As an example, Latin novem, Greek ennea and Sanskrit navá all mean 'nine' and these three languages are known to be related to each other. The reconstructed parent language of Latin, Greek and Sanskrit is called Proto-Indo-European, a language thought to have been spoken about 4000 BCE in the areas north-west of the Black Sea. The original form of the word is therefore agreed upon by academic consensus to be *(h₁)néwn̥ 'nine' due to a strict methodology involving such things as analysing sound correspondences. For more details on the "comparative method" that linguists use here, read this article: Language Families [pdf].

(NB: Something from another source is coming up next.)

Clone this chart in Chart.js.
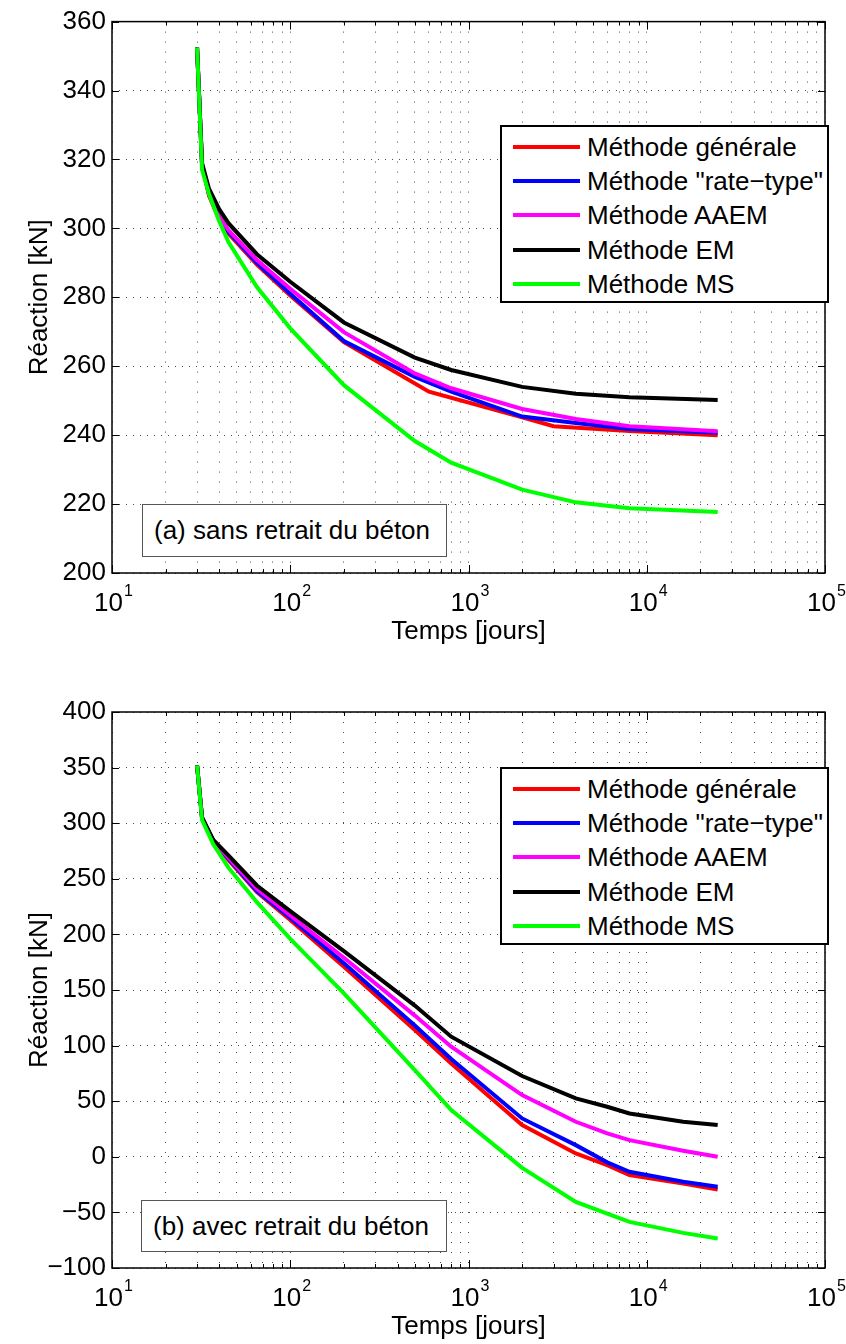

Words with two asterisks before them

A double asterisked word means either that the word is really conjectural or it's terribly unlikely. It implies that the form in question is not agreed upon by academic consensus but an open matter of debate. For example, one might suggest a light-hearted idea that since so many languages around the world often have 1st person pronouns starting with 'm' that perhaps they all derive from some common pronoun many thousands of years ago. Let's say for fun, something like **mui. In such cases, the double asterisks signals the informed reader that this is not a valid reconstruction based on careful examination of facts as is the case of Indo-European *(h₁)néwn̥ but rather an idle or whimsical conjecture meant by the author to stimulate further discussion. A double asterisk to a single asterisk is like a vague idea you thought of while showering to a carefully thought-out theory that you've been researching for months or years.